*** Items

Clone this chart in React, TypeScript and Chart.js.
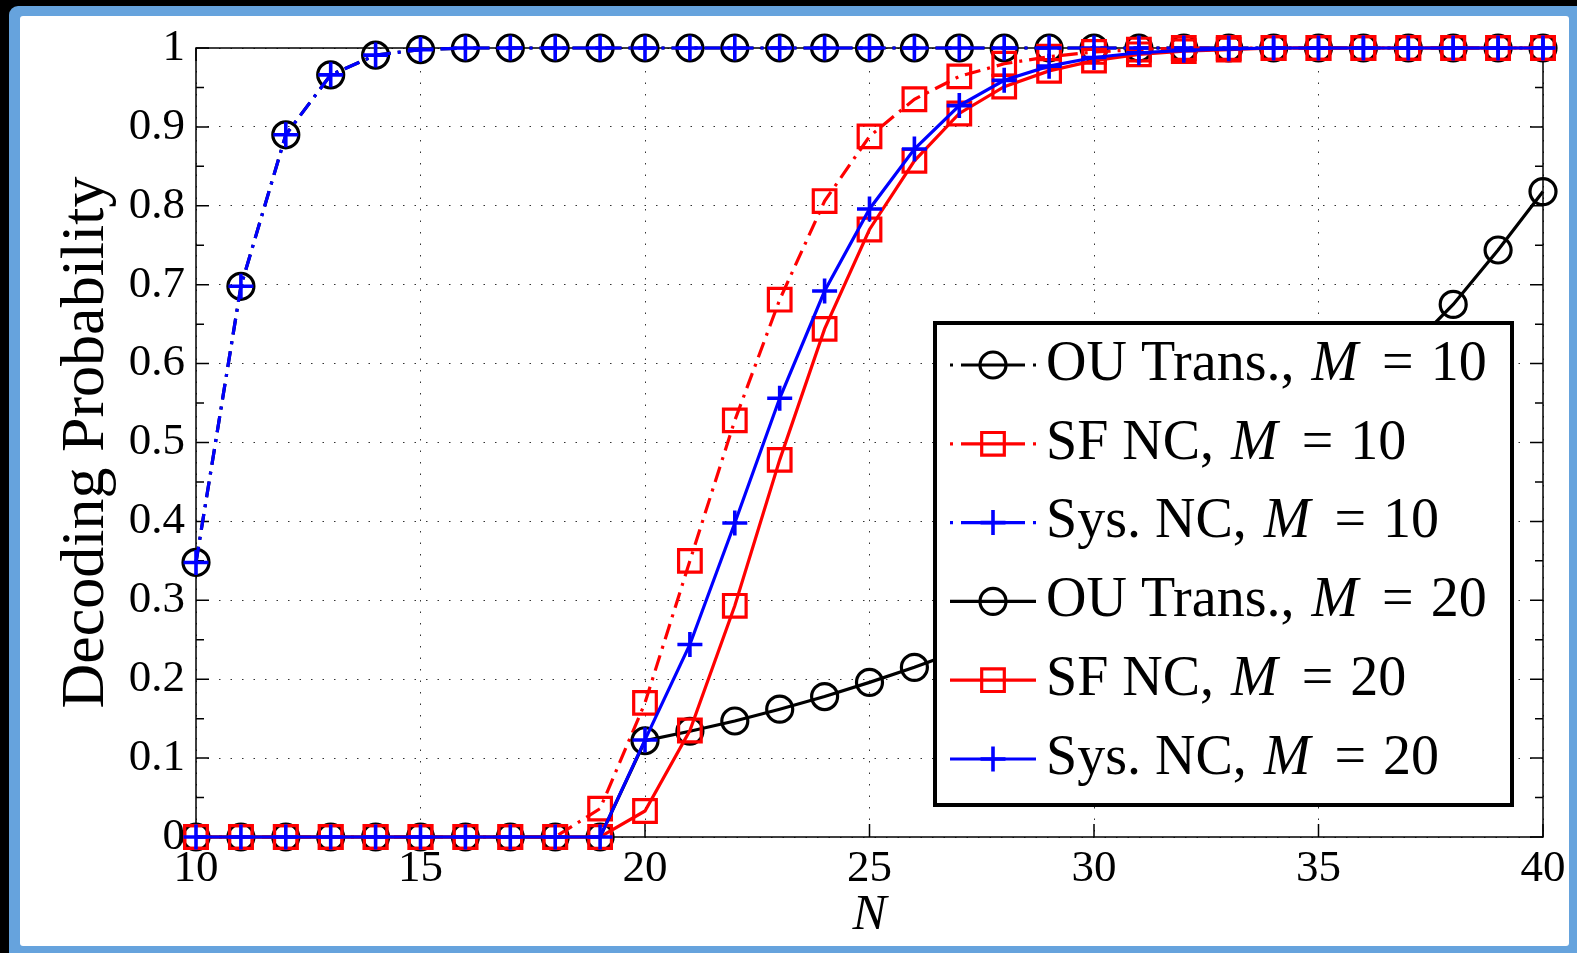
import React, { useEffect, useRef } from "react";
import { Chart, registerables } from "chart.js";

Chart.register(...registerables);

// ---------------- data ----------------
const N_VALUES = [10, 11, 12, 13, 14, 15, 16, 17, 18, 19, 20, 21, 22, 23, 24, 25, 26, 27, 28, 29, 30, 31, 32, 33, 34, 35, 36, 37, 38, 39, 40];

const OU_M10 = [0.348, 0.698, 0.89, 0.966, 0.991, 0.998, 1, 1, 1, 1, 1, 1, 1, 1, 1, 1, 1, 1, 1, 1, 1, 1, 1, 1, 1, 1, 1, 1, 1, 1, 1];
const SF_M10 = [0, 0, 0, 0, 0, 0, 0, 0, 0, 0.036, 0.17, 0.35, 0.528, 0.681, 0.806, 0.888, 0.935, 0.964, 0.98, 0.989, 0.995, 0.998, 1, 1, 1, 1, 1, 1, 1, 1, 1];
const SYS_M10 = [0.348, 0.698, 0.89, 0.966, 0.991, 0.998, 1, 1, 1, 1, 1, 1, 1, 1, 1, 1, 1, 1, 1, 1, 1, 1, 1, 1, 1, 1, 1, 1, 1, 1, 1];
const OU_M20 = [0, 0, 0, 0, 0, 0, 0, 0, 0, 0, 0.122, 0.134, 0.147, 0.162, 0.178, 0.196, 0.215, 0.236, 0.258, 0.283, 0.311, 0.342, 0.377, 0.415, 0.457, 0.505, 0.558, 0.617, 0.675, 0.744, 0.818];
const SF_M20 = [0, 0, 0, 0, 0, 0, 0, 0, 0, 0, 0.033, 0.135, 0.293, 0.478, 0.644, 0.77, 0.857, 0.917, 0.951, 0.971, 0.984, 0.992, 0.996, 0.998, 1, 1, 1, 1, 1, 1, 1];
const SYS_M20 = [0, 0, 0, 0, 0, 0, 0, 0, 0, 0, 0.123, 0.244, 0.398, 0.556, 0.692, 0.796, 0.872, 0.927, 0.959, 0.977, 0.988, 0.994, 0.997, 0.999, 1, 1, 1, 1, 1, 1, 1];

const SERIES_NAMES = ["OU Trans., ", "SF NC, ", "Sys. NC, ", "OU Trans., ", "SF NC, ", "Sys. NC, "];
const SERIES_M_VALUES = ["10", "10", "10", "20", "20", "20"];

const X_MIN = 10;
const X_MAX = 40;
const X_STEP = 5;
const Y_MIN = 0;
const Y_MAX = 1;
const Y_STEP = 0.1;

const Y_TITLE = "Decoding Probability";
const X_TITLE = "N";

// ---------------- styles ----------------
const FONT = "'Liberation Serif'";
const DASHDOT = [16, 7, 3, 7];
const BLACK = "#000000";
const RED = "#ff0000";
const BLUE = "#0000ff";
const LINE_W = 3.2;

const toPts = (vals: number[]) => vals.map((v, i) => ({ x: N_VALUES[i], y: v }));

function drawMarker(ctx: CanvasRenderingContext2D, style: string, x: number, y: number, r: number, color: string, lw: number) {
  ctx.save();
  ctx.setLineDash([]);
  ctx.strokeStyle = color;
  ctx.lineWidth = lw;
  ctx.beginPath();
  if (style === "circle") {
    ctx.arc(x, y, r, 0, Math.PI * 2);
  } else if (style === "rect") {
    const s = r * Math.SQRT1_2;
    ctx.rect(x - s, y - s, 2 * s, 2 * s);
  } else {
    ctx.moveTo(x - r, y);
    ctx.lineTo(x + r, y);
    ctx.moveTo(x, y - r);
    ctx.lineTo(x, y + r);
  }
  ctx.stroke();
  ctx.restore();
}

const boxPlugin = {
  id: "matlabBox",
  beforeDatasetsDraw(chart: any) {
    const { ctx, chartArea, scales } = chart;
    const { left, top, right, bottom } = chartArea;
    const xs = scales.x;
    const ys = scales.y;
    ctx.save();
    ctx.strokeStyle = "#000";
    ctx.lineWidth = 1.5;
    ctx.setLineDash([]);
    ctx.strokeRect(left, top, right - left, bottom - top);
    ctx.beginPath();
    const yt = ys.ticks.map((t: any) => t.value);
    for (let i = 0; i < yt.length; i++) {
      const py = ys.getPixelForValue(yt[i]);
      ctx.moveTo(left, py);
      ctx.lineTo(left + 13, py);
      ctx.moveTo(right, py);
      ctx.lineTo(right - 13, py);
      if (i < yt.length - 1) {
        const pm = ys.getPixelForValue((yt[i] + yt[i + 1]) / 2);
        ctx.moveTo(left, pm);
        ctx.lineTo(left + 8, pm);
        ctx.moveTo(right, pm);
        ctx.lineTo(right - 8, pm);
      }
    }
    xs.ticks.forEach((t: any) => {
      const px = xs.getPixelForValue(t.value);
      ctx.moveTo(px, bottom);
      ctx.lineTo(px, bottom - 13);
      ctx.moveTo(px, top);
      ctx.lineTo(px, top + 13);
    });
    ctx.stroke();
    ctx.restore();
  },
};

const legendPlugin = {
  id: "matlabLegend",
  afterDatasetsDraw(chart: any) {
    const { ctx, chartArea } = chart;
    const bx = chartArea.right - 608;
    const by = chartArea.top + 275;
    const bw = 577;
    const bh = 482;
    ctx.save();
    ctx.fillStyle = "#fff";
    ctx.fillRect(bx, by, bw, bh);
    ctx.lineWidth = 4;
    ctx.strokeStyle = "#000";
    ctx.setLineDash([]);
    ctx.strokeRect(bx, by, bw, bh);

    chart.data.datasets.forEach((ds: any, i: number) => {
      const cy = by + 42 + i * 78.8;
      const x0 = bx + 15;
      const x1 = bx + 101;
      const mx = (x0 + x1) / 2;
      ctx.save();
      ctx.strokeStyle = ds.borderColor;
      ctx.lineWidth = ds.borderWidth;
      ctx.setLineDash(ds.borderDash && ds.borderDash.length ? [3, 8, 64, 8, 3] : []);
      ctx.beginPath();
      ctx.moveTo(x0, cy);
      ctx.lineTo(x1, cy);
      ctx.stroke();
      ctx.restore();
      drawMarker(ctx, ds.pointStyle, mx, cy, ds.pointRadius, ds.borderColor, ds.pointBorderWidth);

      let tx = bx + 111;
      ctx.fillStyle = "#000";
      ctx.textBaseline = "middle";
      ctx.textAlign = "left";
      const reg = "56px " + FONT;
      const ita = "italic 56px " + FONT;
      ctx.font = reg;
      ctx.fillText(SERIES_NAMES[i], tx, cy);
      tx += ctx.measureText(SERIES_NAMES[i]).width + 3;
      ctx.font = ita;
      ctx.fillText("M", tx, cy);
      tx += ctx.measureText("M").width + 24;
      ctx.font = reg;
      ctx.fillText("=", tx, cy);
      tx += ctx.measureText("=").width + 17;
      ctx.fillText(SERIES_M_VALUES[i], tx, cy);
    });
    ctx.restore();
  },
};

function makeDataset(label: string, vals: number[], color: string, dashed: boolean, style: string, radius: number, order: number) {
  return {
    label,
    data: toPts(vals),
    borderColor: color,
    backgroundColor: color,
    borderWidth: LINE_W,
    borderDash: dashed ? DASHDOT : [],
    pointStyle: style,
    pointRadius: radius,
    pointHoverRadius: radius,
    pointBorderWidth: style === "cross" ? 3.6 : 3.2,
    pointBorderColor: color,
    pointBackgroundColor: "rgba(0,0,0,0)",
    fill: false,
    tension: 0,
    clip: false,
    order,
  };
}

export default function App() {
  const canvasRef = useRef<HTMLCanvasElement | null>(null);

  useEffect(() => {
    if (!canvasRef.current) return;
    let alive = true;
    const chart = new Chart(canvasRef.current, {
      type: "line",
      data: {
        datasets: [
          makeDataset("OU Trans., M = 10", OU_M10, BLACK, true, "circle", 13, 5),
          makeDataset("SF NC, M = 10", SF_M10, RED, true, "rect", 16, 4),
          makeDataset("Sys. NC, M = 10", SYS_M10, BLUE, true, "cross", 12.5, 3),
          makeDataset("OU Trans., M = 20", OU_M20, BLACK, false, "circle", 13, 2),
          makeDataset("SF NC, M = 20", SF_M20, RED, false, "rect", 16, 1),
          makeDataset("Sys. NC, M = 20", SYS_M20, BLUE, false, "cross", 12.5, 0),
        ] as any,
      },
      options: {
        animation: false,
        responsive: false,
        events: [],
        layout: { padding: { left: 50, top: 48, right: 34, bottom: 0 } },
        plugins: {
          legend: { display: false },
          tooltip: { enabled: false },
          title: { display: false },
        },
        scales: {
          x: {
            type: "linear",
            min: X_MIN,
            max: X_MAX,
            afterFit: (s: any) => {
              s.height = 116;
            },
            ticks: {
              stepSize: X_STEP,
              color: "#000",
              padding: 10,
              font: { family: FONT, size: 45, lineHeight: 1 },
              maxRotation: 0,
            },
            grid: { color: "#333", lineWidth: 1, drawTicks: false },
            border: { display: false, dash: [1.5, 10] },
            title: {
              display: true,
              text: X_TITLE,
              color: "#000",
              font: { family: FONT, size: 51, style: "italic", lineHeight: 1 },
              padding: { top: 0, bottom: 12 },
            },
          },
          y: {
            type: "linear",
            min: Y_MIN,
            max: Y_MAX,
            afterFit: (s: any) => {
              s.width = 146;
            },
            ticks: {
              stepSize: Y_STEP,
              color: "#000",
              padding: 11,
              font: { family: FONT, size: 45, lineHeight: 1 },
              callback: (v: any) => String(Math.round(Number(v) * 10) / 10),
            },
            grid: { color: "#333", lineWidth: 1, drawTicks: false },
            border: { display: false, dash: [1.5, 10] },
            title: {
              display: true,
              text: Y_TITLE,
              color: "#000",
              font: { family: FONT, size: 62, lineHeight: 1.2 },
              padding: { top: 0, bottom: 0 },
            },
          },
        },
      },
      plugins: [boxPlugin, legendPlugin],
    });
    const fs: any = (document as any).fonts;
    if (fs && fs.load) {
      Promise.all([
        fs.load("45px 'Liberation Serif'"),
        fs.load("italic 45px 'Liberation Serif'"),
      ])
        .then(() => {
          if (alive) chart.update();
        })
        .catch(() => {});
    }
    return () => {
      alive = false;
      chart.destroy();
    };
  }, []);

  return (
    <div style={{ position: "fixed", left: 0, top: 0, width: 1577, height: 953, background: "#000", overflow: "hidden" }}>
      <div style={{ position: "absolute", left: 9, top: 6, width: 1600, height: 1000, background: "#66a3dd", borderRadius: 9 }} />
      <div style={{ position: "absolute", left: 20, top: 16, width: 1549, height: 930, background: "#fff", borderRadius: 3 }} />
      <canvas
        ref={canvasRef}
        width={1577}
        height={953}
        style={{ position: "absolute", left: 0, top: 0, width: 1577, height: 953 }}
      />
    </div>
  );
}
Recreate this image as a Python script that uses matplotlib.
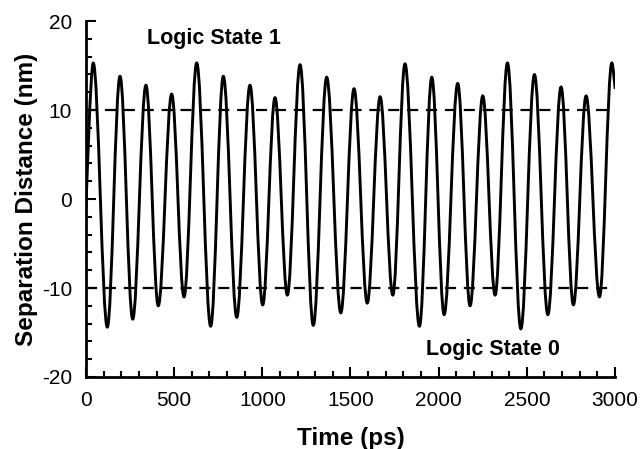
import matplotlib
matplotlib.use("Agg")
import matplotlib.pyplot as plt
from matplotlib.path import Path
from matplotlib.patches import PathPatch
from matplotlib.ticker import MultipleLocator

plt.rcParams['font.family'] = ['Liberation Sans', 'DejaVu Sans']
plt.rcParams['axes.unicode_minus'] = False

# turning points of the oscillation (ps, nm)
time_ps = [0, 41, 121, 193, 265, 340, 410, 486, 556, 628, 707, 779, 855,
           930, 1002, 1072, 1142, 1214, 1289, 1365, 1445, 1520, 1595, 1668,
           1740, 1809, 1891, 1961, 2031, 2108, 2178, 2250, 2320, 2390, 2466,
           2543, 2619, 2694, 2764, 2836, 2912, 2982, 3000]
separation_nm = [-1.0, 15.3, -14.4, 13.8, -13.5, 12.8, -12.0, 11.8, -11.0,
                 15.3, -14.3, 13.8, -13.3, 12.8, -11.9, 11.4, -10.8, 15.1,
                 -14.2, 13.7, -12.8, 12.4, -11.7, 11.5, -10.8, 15.2, -14.3,
                 13.7, -13.0, 13.0, -12.0, 11.6, -10.8, 15.3, -14.6, 14.0,
                 -13.0, 12.6, -11.9, 11.6, -11.0, 15.3, 12.5]

logic_levels = [10, -10]
logic_labels = ["Logic State 1", "Logic State 0"]
label_pos = [(345, 18.0), (1930, -16.9)]

x_ticks = [0, 500, 1000, 1500, 2000, 2500, 3000]
y_ticks = [-20, -10, 0, 10, 20]

fig = plt.figure(figsize=(6.44, 4.49), dpi=100)
ax = fig.add_axes([0.1335, 0.1604, 0.8215, 0.7926])

# smooth trace: cubic segments with flat tangents at each turning point
k = 0.36
n = len(time_ps)
verts = [(time_ps[0], separation_nm[0])]
codes = [Path.MOVETO]
for i in range(n - 1):
    t0, y0 = time_ps[i], separation_nm[i]
    t1, y1 = time_ps[i + 1], separation_nm[i + 1]
    dt = t1 - t0
    c1 = (t0 + k * dt, y0) if i > 0 else (t0, y0)
    c2 = (t1 - k * dt, y1) if i + 1 < n - 1 else (t1, y1)
    verts += [c1, c2, (t1, y1)]
    codes += [Path.CURVE4] * 3
ax.add_patch(PathPatch(Path(verts, codes), facecolor='none', edgecolor='black',
                       lw=2.1, capstyle='round', joinstyle='round', zorder=3))

ax.hlines(logic_levels, x_ticks[0], x_ticks[-1], colors='black', lw=1.6,
          linestyles=(0, (5, 3.5)), zorder=2)

for txt, (tx, ty) in zip(logic_labels, label_pos):
    ax.text(tx, ty, txt, fontsize=15.5, fontweight='bold', ha='left', va='center')

ax.set_xlim(x_ticks[0], x_ticks[-1])
ax.set_ylim(y_ticks[0], y_ticks[-1])
ax.set_xticks(x_ticks)
ax.set_yticks(y_ticks)
ax.xaxis.set_minor_locator(MultipleLocator(100))
ax.yaxis.set_minor_locator(MultipleLocator(2))
ax.tick_params(which='both', direction='in', width=1.5, labelsize=15)
ax.tick_params(axis='x', which='major', pad=10)
ax.tick_params(axis='y', which='major', pad=10)
ax.tick_params(which='major', length=7)
ax.tick_params(which='minor', length=4)
ax.spines['top'].set_visible(False)
ax.spines['right'].set_visible(False)
ax.spines['left'].set_linewidth(2)
ax.spines['bottom'].set_linewidth(2)

ax.set_xlabel("Time (ps)", fontsize=17.5, fontweight='bold', labelpad=12)
ax.set_ylabel("Separation Distance (nm)", fontsize=17.5, fontweight='bold', labelpad=3)

fig.savefig("out.png", dpi=100)
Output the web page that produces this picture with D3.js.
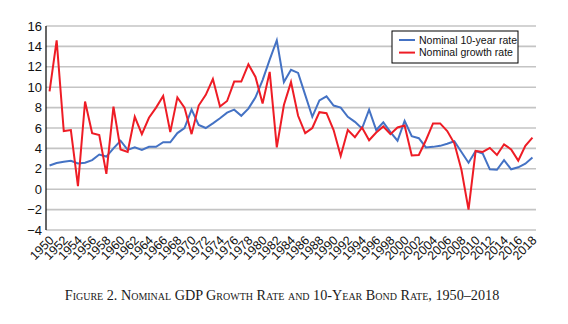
<!DOCTYPE html>
<html>
<head>
  <script src="https://cdn.jsdelivr.net/npm/d3@7"></script>
  <style type="text/css">
    body { margin: 0; background: #fff; }
    .grid line { stroke: #c4c4c4; stroke-width: 1.6px; }
    .tick-y { font-family: "Liberation Sans", Arial, sans-serif; font-size: 13px; fill: #111; }
    .tick-x { font-family: "Liberation Sans", Arial, sans-serif; font-size: 12.5px; fill: #111; }
    .legend text { font-family: "Liberation Sans", Arial, sans-serif; font-size: 10.5px; fill: #111; }
    .caption { font-family: "Liberation Serif", "Times New Roman", serif; font-size: 14.2px; font-variant: small-caps; fill: #1a1a1a; }
  </style>
</head>
<body>
<svg id="chart" width="568" height="324"></svg>

<script type="text/javascript">
// annual values, 1950..2018
const years = d3.range(1950, 2019);

const bondRate = [
  2.33, 2.56, 2.69, 2.79, 2.52, 2.6, 2.85, 3.4, 3.2, 4.0,
  4.75, 3.85, 4.1, 3.85, 4.15, 4.15, 4.6, 4.6, 5.5, 6.0,
  7.8, 6.3, 6.0, 6.45, 6.95, 7.5, 7.8, 7.2, 7.9, 9.0,
  10.7, 12.7, 14.6, 10.5, 11.7, 11.4, 9.25, 7.1, 8.7, 9.1,
  8.2, 8.0, 7.1, 6.6, 5.95, 7.8, 5.8, 6.55, 5.6, 4.75,
  6.7, 5.2, 5.0, 4.1, 4.15, 4.25, 4.45, 4.7, 3.65, 2.6,
  3.75, 3.5, 1.95, 1.9, 2.85, 1.95, 2.15, 2.5, 3.1
];

const growthRate = [
  9.6, 14.6, 5.7, 5.8, 0.3, 8.6, 5.5, 5.3, 1.5, 8.1,
  3.9, 3.65, 7.1, 5.4, 7.0, 8.0, 9.15, 5.6, 9.0, 8.0,
  5.4, 8.2, 9.25, 10.8, 8.1, 8.65, 10.55, 10.55, 12.25, 11.0,
  8.4, 11.5, 4.1, 8.25, 10.5, 7.2, 5.5, 6.0, 7.55, 7.45,
  5.8, 3.25, 5.8, 5.1, 6.05, 4.8, 5.55, 6.15, 5.4, 6.05,
  6.25, 3.3, 3.35, 4.8, 6.45, 6.45, 5.7, 4.5, 1.9, -2.0,
  3.75, 3.65, 4.05, 3.35, 4.4, 3.9, 2.8, 4.25, 5.05
];

const yTicks = d3.range(-4, 17, 2);
const xLabels = years.filter(y => y % 2 === 0);

const series = [
  { name: 'Nominal 10-year rate', values: bondRate, color: '#4472c4' },
  { name: 'Nominal growth rate', values: growthRate, color: '#ee1c25' }
];

const svg = d3.select('#chart');

const x = d3.scaleBand().domain(years).range([46, 536]);
const y = d3.scaleLinear().domain([-4, 16]).range([230, 26]);
const cx = d => x(d) + x.bandwidth() / 2;

// horizontal gridlines
svg.append('g').attr('class', 'grid')
  .selectAll('line').data(yTicks).enter()
  .append('line')
  .attr('x1', 46).attr('x2', 536)
  .attr('y1', d => y(d)).attr('y2', d => y(d));

// y axis line + labels
svg.append('line')
  .attr('x1', 46).attr('x2', 46)
  .attr('y1', y(16)).attr('y2', y(-4))
  .attr('stroke', '#000').attr('stroke-width', 1.2);

svg.append('g')
  .selectAll('text').data(yTicks).enter()
  .append('text')
  .attr('class', 'tick-y')
  .attr('x', 42)
  .attr('y', d => y(d))
  .attr('dy', '0.36em')
  .attr('text-anchor', 'end')
  .text(d => d < 0 ? '\u2212' + Math.abs(d) : d);

// rotated year labels
svg.append('g')
  .selectAll('text').data(xLabels).enter()
  .append('text')
  .attr('class', 'tick-x')
  .attr('text-anchor', 'end')
  .attr('transform', d => `translate(${cx(d) + 5},${241}) rotate(-45)`)
  .text(d => d);

// the two lines
const line = d3.line()
  .x((d, i) => cx(years[i]))
  .y(d => y(d));

svg.append('g')
  .selectAll('path').data(series).enter()
  .append('path')
  .attr('fill', 'none')
  .attr('stroke', d => d.color)
  .attr('stroke-width', 2)
  .attr('stroke-linejoin', 'miter')
  .attr('d', d => line(d.values));

// legend
const legend = svg.append('g').attr('class', 'legend');
legend.append('rect')
  .attr('x', 392).attr('y', 31)
  .attr('width', 126).attr('height', 32)
  .attr('fill', '#fff')
  .attr('stroke', '#000').attr('stroke-width', 1);

const item = legend.selectAll('g.item').data(series).enter()
  .append('g').attr('class', 'item')
  .attr('transform', (d, i) => `translate(0,${40 + i * 12.6})`);

item.append('line')
  .attr('x1', 399).attr('x2', 415)
  .attr('stroke', d => d.color).attr('stroke-width', 2);

item.append('text')
  .attr('x', 419)
  .attr('dy', '0.36em')
  .text(d => d.name);

// caption
svg.append('text')
  .attr('class', 'caption')
  .attr('x', 282).attr('y', 300)
  .attr('text-anchor', 'middle')
  .text('Figure 2. Nominal GDP Growth Rate and 10-Year Bond Rate, 1950\u20132018');
</script>
</body>
</html>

******

• Task prompt
Make an exact copy of the lines from the top of the material through the line with "38, 39, 40];", pictures excluded.

• Written response
Clone this chart in React, TypeScript and Chart.js.
import React, { useEffect, useRef } from "react";
import { Chart, registerables } from "chart.js";

Chart.register(...registerables);

// ---------------- data ----------------
const N_VALUES = [10, 11, 12, 13, 14, 15, 16, 17, 18, 19, 20, 21, 22, 23, 24, 25, 26, 27, 28, 29, 30, 31, 32, 33, 34, 35, 36, 37, 38, 39, 40];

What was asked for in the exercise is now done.